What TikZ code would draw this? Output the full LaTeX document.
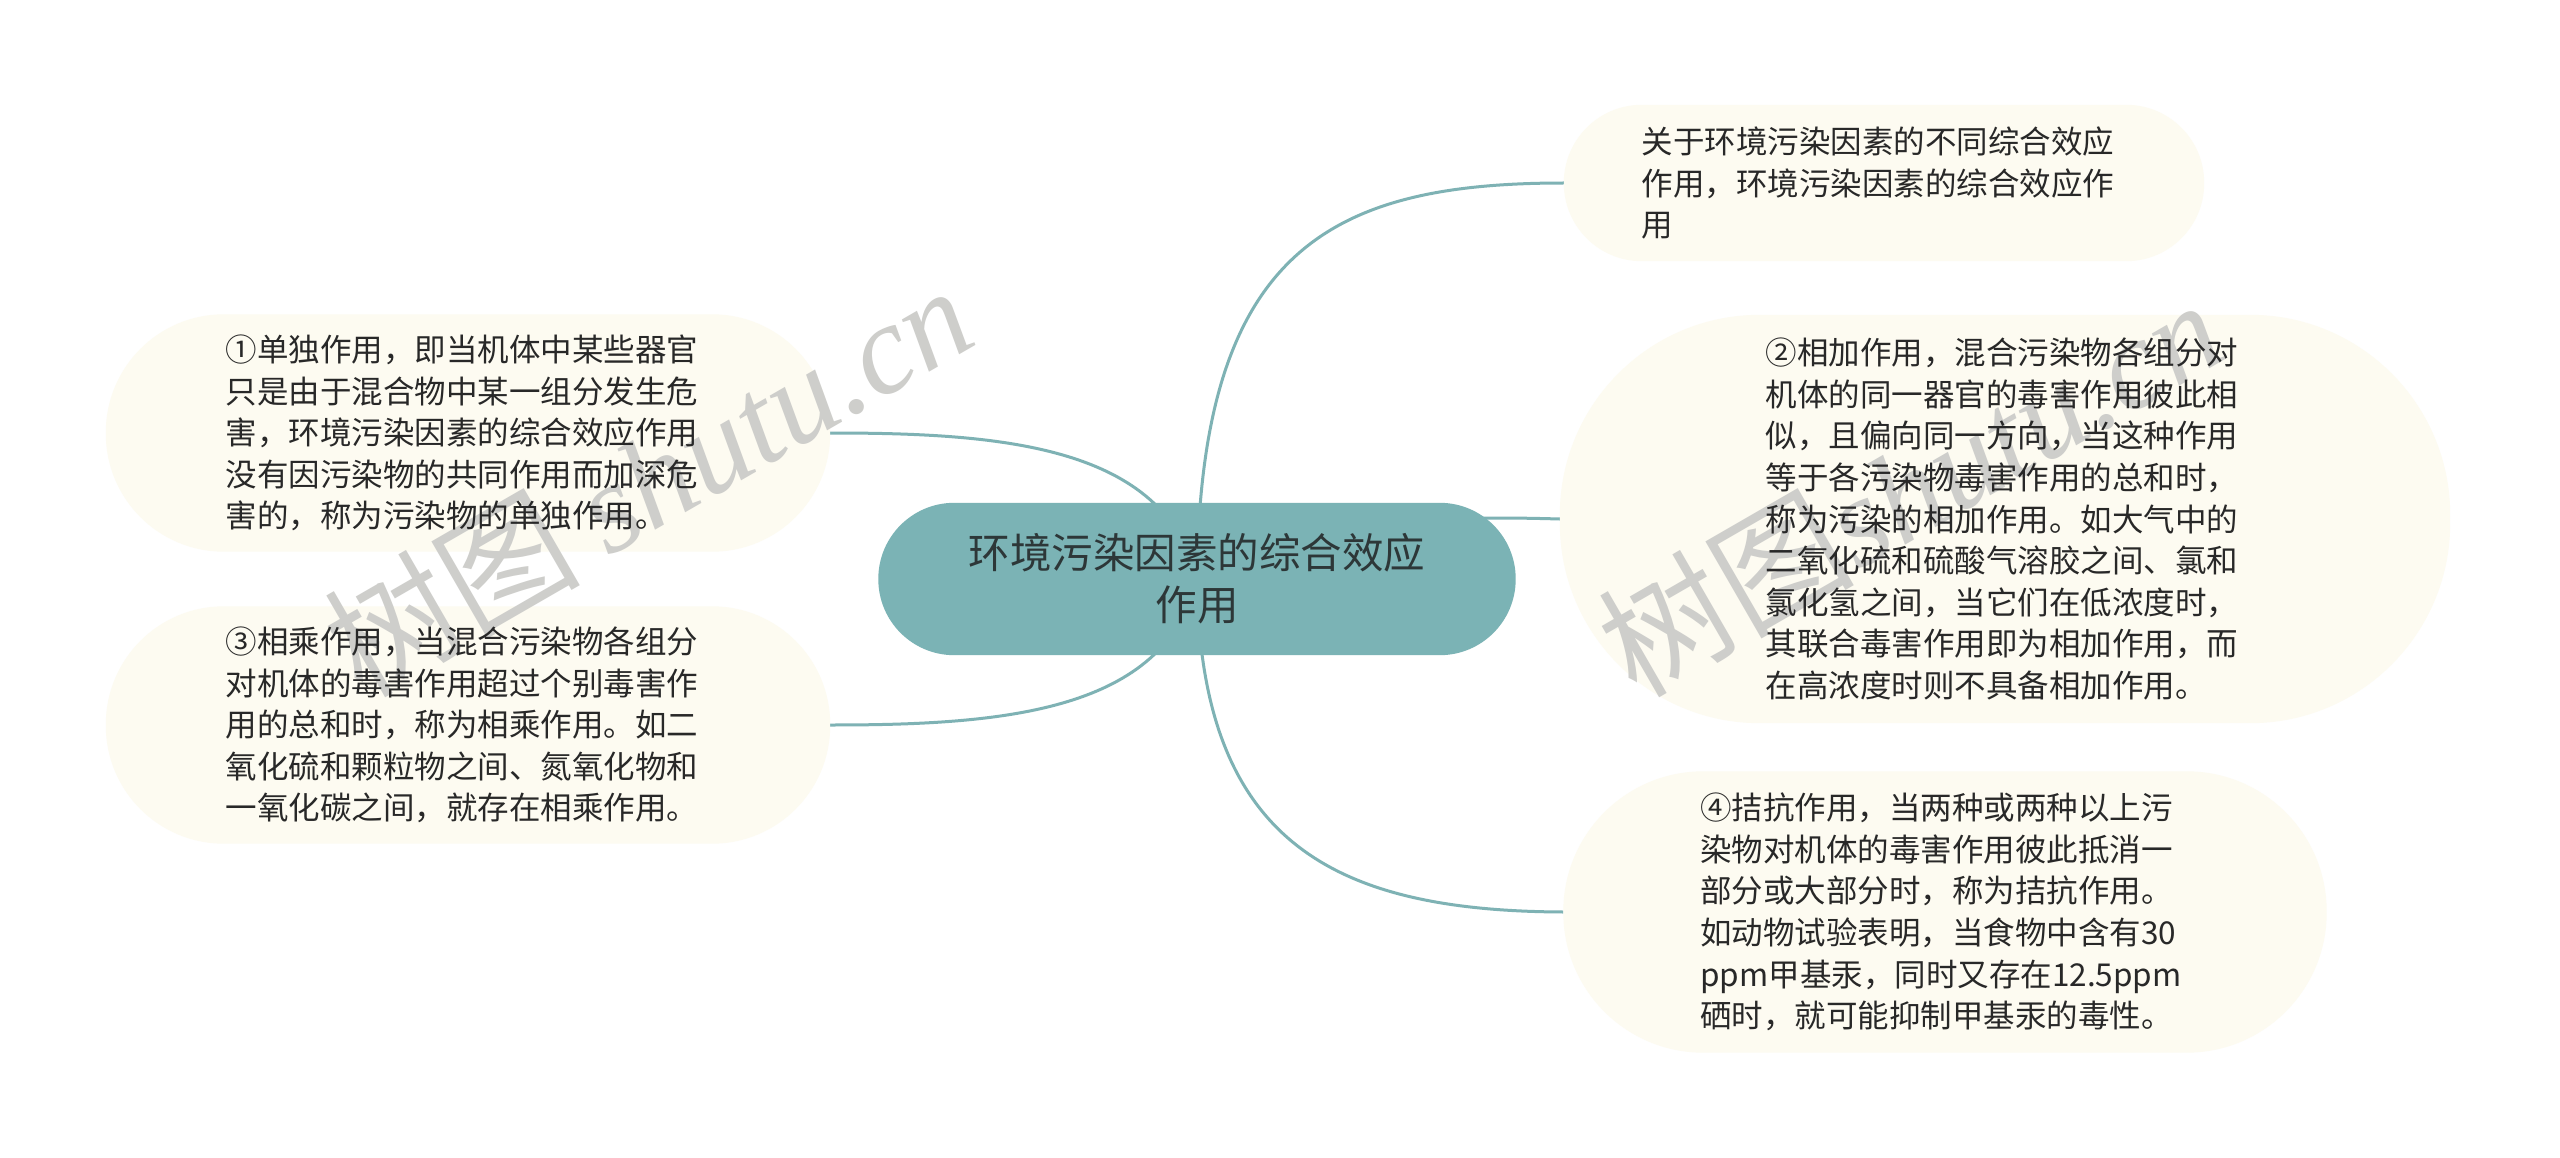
\documentclass[tikz,border=0pt]{standalone}
\usepackage{fontspec}
\setmainfont{Noto Sans CJK SC}
\newfontfamily\cjk{Noto Sans CJK SC}
\newfontfamily\wmserif{Liberation Serif}
\definecolor{cream}{RGB}{253,251,241}
\definecolor{teal}{RGB}{123,179,181}
\definecolor{conncol}{RGB}{126,178,180}
\definecolor{txtcol}{RGB}{40,40,40}
\definecolor{ctxt}{RGB}{45,55,56}
\definecolor{wmcol}{RGB}{206,206,203}
\pgfdeclarelayer{bg}
\pgfdeclarelayer{wm}
\pgfsetlayers{bg,wm,main}
\tikzset{
  txt/.style={inner sep=0pt, align=left, text=txtcol, font=\fontsize{31.5}{41.6}\selectfont},
  ctr/.style={inner sep=0pt, align=center, text=ctxt, font=\fontsize{41.5}{52}\selectfont},
  conn/.style={draw=conncol, line width=3pt},
  wmark/.style={text=wmcol, inner sep=0pt, anchor=base west, rotate=30, font=\fontsize{128}{128}\selectfont}
}
\begin{document}
\begin{tikzpicture}[x=1pt,y=-1pt]
\useasboundingbox (0,0) rectangle (2560,1158);

% nodes (text layer)
\node[ctr, minimum width=637pt, minimum height=152pt] (c) at (1197,579) {环境污染因素的综合效应\\作用};
\node[txt, minimum width=640pt, minimum height=156pt] (tr) at (1878,183) {关于环境污染因素的不同综合效应\\作用，环境污染因素的综合效应作\\用};
\node[txt, minimum width=890pt, minimum height=408pt] (r2) at (2002,519) {②相加作用，混合污染物各组分对\\机体的同一器官的毒害作用彼此相\\似，且偏向同一方向，当这种作用\\等于各污染物毒害作用的总和时，\\称为污染的相加作用。如大气中的\\二氧化硫和硫酸气溶胶之间、氯和\\氯化氢之间，当它们在低浓度时，\\其联合毒害作用即为相加作用，而\\在高浓度时则不具备相加作用。};
\node[txt, minimum width=763pt, minimum height=281pt] (r4) at (1941,912) {④拮抗作用，当两种或两种以上污\\染物对机体的毒害作用彼此抵消一\\部分或大部分时，称为拮抗作用。\\如动物试验表明，当食物中含有30\\ppm甲基汞，同时又存在12.5ppm\\硒时，就可能抑制甲基汞的毒性。};
\node[txt, minimum width=724pt, minimum height=237pt] (l1) at (462,433) {①单独作用，即当机体中某些器官\\只是由于混合物中某一组分发生危\\害，环境污染因素的综合效应作用\\没有因污染物的共同作用而加深危\\害的，称为污染物的单独作用。};
\node[txt, minimum width=724pt, minimum height=237pt] (l3) at (462,725) {③相乘作用，当混合污染物各组分\\对机体的毒害作用超过个别毒害作\\用的总和时，称为相乘作用。如二\\氧化硫和颗粒物之间、氮氧化物和\\一氧化碳之间，就存在相乘作用。};

\begin{pgfonlayer}{bg}
  \fill[white] (0,0) rectangle (2560,1158);
  % connectors
  \draw[conn] (c.center) .. controls (1200,250) and (1330,183) .. ([xshift=6pt]tr.west);
  \draw[conn] (c.center) .. controls (1350,516) and (1450,516) .. ([xshift=3pt]r2.west);
  \draw[conn] (c.center) .. controls (1200,840) and (1330,911) .. ([xshift=4pt]r4.west);
  \draw[conn] (c.center) .. controls (1165,445) and (1000,433) .. ([xshift=6pt]l1.east);
  \draw[conn] (c.center) .. controls (1165,713) and (1000,725) .. ([xshift=6pt]l3.east);
  % backgrounds (boxes shifted back to their measured places)
  \fill[cream, rounded corners=78pt] ([xshift=6pt]tr.north west) rectangle ([xshift=6pt]tr.south east);
  \fill[cream, rounded corners=200pt] ([xshift=3pt]r2.north west) rectangle ([xshift=3pt]r2.south east);
  \fill[cream, rounded corners=140pt] ([xshift=4pt]r4.north west) rectangle ([xshift=4pt]r4.south east);
  \fill[cream, rounded corners=118pt] ([xshift=6pt]l1.north west) rectangle ([xshift=6pt]l1.south east);
  \fill[cream, rounded corners=118pt] ([xshift=6pt]l3.north west) rectangle ([xshift=6pt]l3.south east);
  \fill[teal, rounded corners=76pt] (c.north west) rectangle (c.south east);
\end{pgfonlayer}

\begin{pgfonlayer}{wm}
  \node[wmark] (wm1) at (362,700) {\cjk 树图 \wmserif\itshape shutu.cn};
  \node[wmark] (wm2) at (1636,700) {\cjk 树图\wmserif\itshape shutu.cn};
\end{pgfonlayer}
\end{tikzpicture}
\end{document}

########

### Your instructions
Return each line from the material above exactly, but not the pictures.

### Output of the exercise
What TikZ code would draw this? Output the full LaTeX document.
\documentclass[tikz,border=0pt]{standalone}
\usepackage{fontspec}
\setmainfont{Noto Sans CJK SC}
\newfontfamily\cjk{Noto Sans CJK SC}
\newfontfamily\wmserif{Liberation Serif}
\definecolor{cream}{RGB}{253,251,241}
\definecolor{teal}{RGB}{123,179,181}
\definecolor{conncol}{RGB}{126,178,180}
\definecolor{txtcol}{RGB}{40,40,40}
\definecolor{ctxt}{RGB}{45,55,56}
\definecolor{wmcol}{RGB}{206,206,203}
\pgfdeclarelayer{bg}
\pgfdeclarelayer{wm}
\pgfsetlayers{bg,wm,main}
\tikzset{
  txt/.style={inner sep=0pt, align=left, text=txtcol, font=\fontsize{31.5}{41.6}\selectfont},
  ctr/.style={inner sep=0pt, align=center, text=ctxt, font=\fontsize{41.5}{52}\selectfont},
  conn/.style={draw=conncol, line width=3pt},
  wmark/.style={text=wmcol, inner sep=0pt, anchor=base west, rotate=30, font=\fontsize{128}{128}\selectfont}
}
\begin{document}
\begin{tikzpicture}[x=1pt,y=-1pt]
\useasboundingbox (0,0) rectangle (2560,1158);

% nodes (text layer)
\node[ctr, minimum width=637pt, minimum height=152pt] (c) at (1197,579) {环境污染因素的综合效应\\作用};
\node[txt, minimum width=640pt, minimum height=156pt] (tr) at (1878,183) {关于环境污染因素的不同综合效应\\作用，环境污染因素的综合效应作\\用};
\node[txt, minimum width=890pt, minimum height=408pt] (r2) at (2002,519) {②相加作用，混合污染物各组分对\\机体的同一器官的毒害作用彼此相\\似，且偏向同一方向，当这种作用\\等于各污染物毒害作用的总和时，\\称为污染的相加作用。如大气中的\\二氧化硫和硫酸气溶胶之间、氯和\\氯化氢之间，当它们在低浓度时，\\其联合毒害作用即为相加作用，而\\在高浓度时则不具备相加作用。};
\node[txt, minimum width=763pt, minimum height=281pt] (r4) at (1941,912) {④拮抗作用，当两种或两种以上污\\染物对机体的毒害作用彼此抵消一\\部分或大部分时，称为拮抗作用。\\如动物试验表明，当食物中含有30\\ppm甲基汞，同时又存在12.5ppm\\硒时，就可能抑制甲基汞的毒性。};
\node[txt, minimum width=724pt, minimum height=237pt] (l1) at (462,433) {①单独作用，即当机体中某些器官\\只是由于混合物中某一组分发生危\\害，环境污染因素的综合效应作用\\没有因污染物的共同作用而加深危\\害的，称为污染物的单独作用。};
\node[txt, minimum width=724pt, minimum height=237pt] (l3) at (462,725) {③相乘作用，当混合污染物各组分\\对机体的毒害作用超过个别毒害作\\用的总和时，称为相乘作用。如二\\氧化硫和颗粒物之间、氮氧化物和\\一氧化碳之间，就存在相乘作用。};

\begin{pgfonlayer}{bg}
  \fill[white] (0,0) rectangle (2560,1158);
  % connectors
  \draw[conn] (c.center) .. controls (1200,250) and (1330,183) .. ([xshift=6pt]tr.west);
  \draw[conn] (c.center) .. controls (1350,516) and (1450,516) .. ([xshift=3pt]r2.west);
  \draw[conn] (c.center) .. controls (1200,840) and (1330,911) .. ([xshift=4pt]r4.west);
  \draw[conn] (c.center) .. controls (1165,445) and (1000,433) .. ([xshift=6pt]l1.east);
  \draw[conn] (c.center) .. controls (1165,713) and (1000,725) .. ([xshift=6pt]l3.east);
  % backgrounds (boxes shifted back to their measured places)
  \fill[cream, rounded corners=78pt] ([xshift=6pt]tr.north west) rectangle ([xshift=6pt]tr.south east);
  \fill[cream, rounded corners=200pt] ([xshift=3pt]r2.north west) rectangle ([xshift=3pt]r2.south east);
  \fill[cream, rounded corners=140pt] ([xshift=4pt]r4.north west) rectangle ([xshift=4pt]r4.south east);
  \fill[cream, rounded corners=118pt] ([xshift=6pt]l1.north west) rectangle ([xshift=6pt]l1.south east);
  \fill[cream, rounded corners=118pt] ([xshift=6pt]l3.north west) rectangle ([xshift=6pt]l3.south east);
  \fill[teal, rounded corners=76pt] (c.north west) rectangle (c.south east);
\end{pgfonlayer}

\begin{pgfonlayer}{wm}
  \node[wmark] (wm1) at (362,700) {\cjk 树图 \wmserif\itshape shutu.cn};
  \node[wmark] (wm2) at (1636,700) {\cjk 树图\wmserif\itshape shutu.cn};
\end{pgfonlayer}
\end{tikzpicture}
\end{document}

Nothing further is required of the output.